Manny and I went on a Circle Line cruise around lower Manhattan yesterday to celebrate his birthday. We had a tour guide named David. We weren’t expecting much, just your typical touristy stuff, i.e. “And on your right is the Empire State Building” etc. But no, David turned out to be insightful and knowledgeable, pointing out things even Manny didn’t know about NYC. We were impressed. As we cruised past the industrial Brooklyn waterfront, David repeated himself over and over: “this building used be _____ [fill in the blank with any warehouse or factory name] and now is being converted in luxury condos.” He talked about the loss of low and middle-income housing in the city. The loss of working class jobs. The city used to rely on industry – factories, warehouses, importing/exporting seaports, now the biggest source of revenue is Wall Street and tourism.
We cruised around the Statue of Liberty. I had never seen the Statue up close before, it was really beautiful. David gave us the basic history of the statue, but then also gave an eloquent little speech about how the waves of immigrants shaped the city, the the rest of the country, into what it is today. And how ironic it is that today even the most outspoken anti-immigrant critics are the children of immigrants who passed through this city. Immigrants who came through Ellis Island had answer a few questions and pass a physical exam to get into the U.S. 2% of immigrants who came to Ellis Island were not allowed into the country and were forced to return to their home countries. 25% of immigrants who entered at Ellis Island stayed in the city. The other 75% went to New Jersey to board trains that took them elsewhere. Trains at this terminal left every 4 minutes, all day. In the searchable database at the Ellis Island museum under the last name Gilfeather, there is someone named Thomas J. who came from County Sligo, Ireland which is near the border of Northern Ireland. He is my great grandfather. He was one of the 25% of immigrants who stayed in the city, and our family hasn’t left New York since then.

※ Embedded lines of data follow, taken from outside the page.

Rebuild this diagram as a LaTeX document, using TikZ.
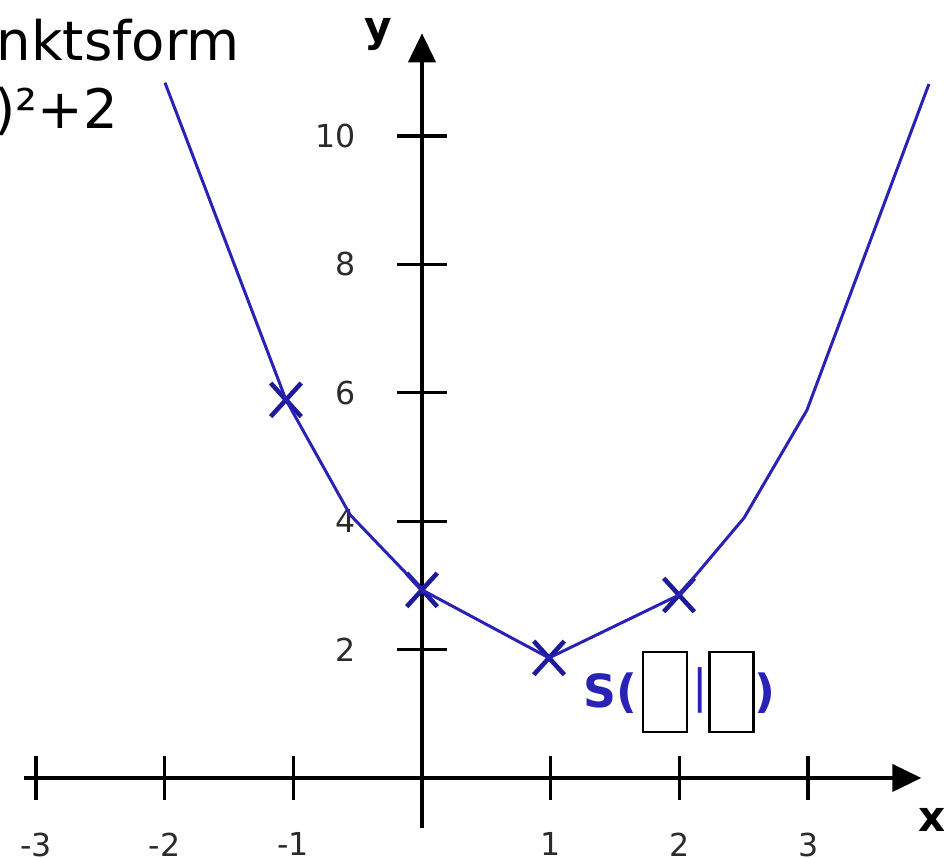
\documentclass[tikz,border=0pt]{standalone}
\usepackage{fontspec}
\setmainfont{DejaVu Sans}
\usepackage{tikz}
\usetikzlibrary{arrows.meta, shapes.misc}
\definecolor{graphblue}{HTML}{2A22B4}
\definecolor{crossblue}{HTML}{1E1A9A}
\definecolor{labelgray}{HTML}{2B2B2B}

\begin{document}
\begin{tikzpicture}[x=2.574cm, y=1.284cm,
    axis/.style={line width=2.3pt, -{Triangle[length=5.8mm, width=5.4mm]}},
    tickline/.style={line width=1.9pt},
    ticklabel/.style={font=\fontsize{18}{20}\selectfont, text=labelgray, inner sep=0pt},
    graph/.style={graphblue, line width=1.7pt, line join=round},
    pointmark/.style={cross out, draw=crossblue, line width=2.6pt, minimum width=5.2mm, minimum height=5.8mm, inner sep=0pt},
    blank/.style={draw, line width=1.5pt, fill=white, minimum width=8.8mm, minimum height=16mm, inner sep=0pt}]

    % frame of the cut-out
    \useasboundingbox (-3.279,-1.246) rectangle (4.056,12.118);
    \clip (-3.279,-1.246) rectangle (4.056,12.118);

    % ── HEADING (cut off on the left) ─────────────────────────────────
    \node[anchor=base east, inner sep=0pt, font=\fontsize{31}{37}\selectfont] (heading) at (-1.414,11.18) {nktsform};
    \node[anchor=base east, inner sep=0pt, font=\fontsize{31}{37}\selectfont] (formula) at (-2.362,10.12) {)²+2};

    % ── AXES ──────────────────────────────────────────────────────────
    \coordinate (xstart) at (-3.09,0);
    \coordinate (xend) at (3.88,0);
    \coordinate (ystart) at (0,-0.78);
    \coordinate (yend) at (0,11.6);
    \draw[axis] (xstart) -- (xend);
    \draw[axis] (ystart) -- (yend);
    \node[font=\bfseries\fontsize{24}{28}\selectfont, inner sep=0pt] (xlabel) at (3.96,-0.66) {x};
    \node[font=\bfseries\fontsize{24}{28}\selectfont, inner sep=0pt] (ylabel) at (-0.342,11.58) {y};

    % ticks and numbers
    \foreach \k in {-3,-2,-1,1,2,3} {
        \draw[tickline] (\k,-0.34) -- (\k,0.34);
        \node[ticklabel, anchor=north] (xtick\k) at (\k,-0.85) {\k};
    }
    \foreach \k in {2,4,6,8,10} {
        \draw[tickline] (-0.194,\k) -- (0.194,\k);
        \node[ticklabel, anchor=east] (ytick\k) at (-0.513,\k) {\k};
    }

    % ── PARABOLA ──────────────────────────────────────────────────────
    \node[pointmark] (pa) at (-1.057,5.89) {};
    \node[pointmark] (pb) at (0,2.93) {};
    \node[pointmark] (vertex) at (0.987,1.87) {};
    \node[pointmark] (pc) at (1.997,2.85) {};

    \draw[graph] (-1.997,10.83) -- (pa.center) -- (-0.559,4.10) -- (pb.center)
        -- (vertex.center) -- (pc.center) -- (2.502,4.05) -- (2.991,5.73) -- (3.939,10.81);

    % vertex to fill in
    \node[anchor=west, inner sep=0pt, text=graphblue, font=\bfseries\fontsize{26}{30}\selectfont] (slabel) at (1.252,1.32) {S(};
    \node[blank] (sx) at (1.888,1.34) {};
    \node[text=graphblue, inner sep=0pt, font=\fontsize{26}{30}\selectfont] (bar) at (2.16,1.37) {|};
    \node[blank] (sy) at (2.405,1.34) {};
    \node[text=graphblue, inner sep=0pt, font=\bfseries\fontsize{26}{30}\selectfont] (closing) at (2.665,1.32) {)};
\end{tikzpicture}
\end{document}
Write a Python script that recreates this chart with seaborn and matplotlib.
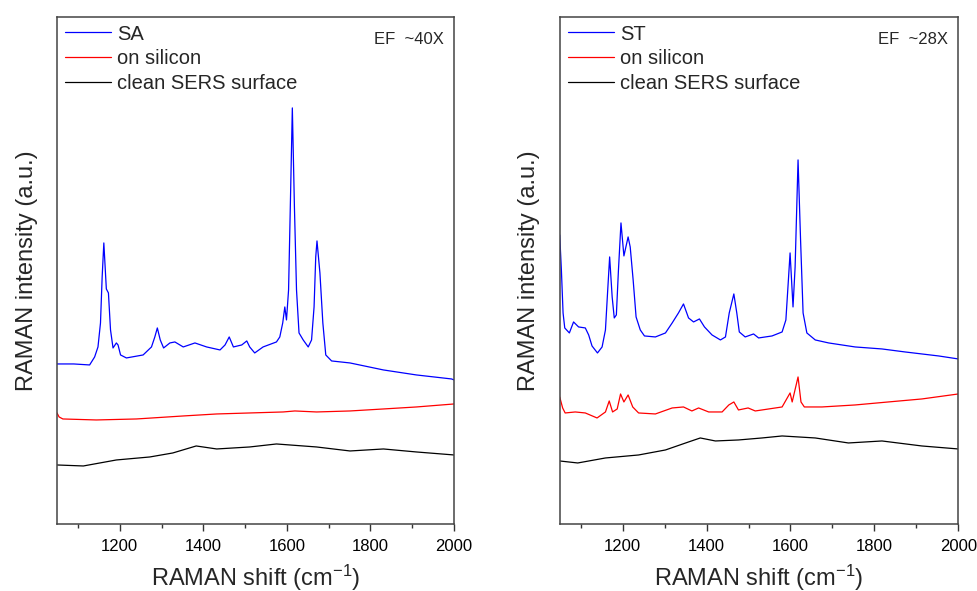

David read aloud the poem by Emma Lazarus that is engraved in the Statue as we cruised past Ellis Island. It was a really poignant moment – the Statue of Liberty, Ellis Island, the skyline all surrounded in orange light as the sun set, and listening to the words of the poem. I felt foolish because I had never heard entire thing, only the last four lines. Here’s the entire poem, sort of in honor of Mother’s Day:
The New Colossus
Not like the brazen giant of Greek fame,
With conquering limbs astride from land to land;
Here at our sea-washed, sunset gates shall stand
A mighty woman with a torch, whose flame
Is the imprisoned lightning, and her name
Mother of Exiles. From her beacon-hand
Glows world-wide welcome; her mild eyes command
The air-bridged harbor that twin cities frame.
“Keep, ancient lands, your storied pomp!” cries she
With silent lips. “Give me your tired, your poor,
Your huddled masses yearning to breathe free,
The wretched refuse of your teeming shore.
Send these, the homeless, tempest-tost to me,
I lift my lamp beside the golden door!”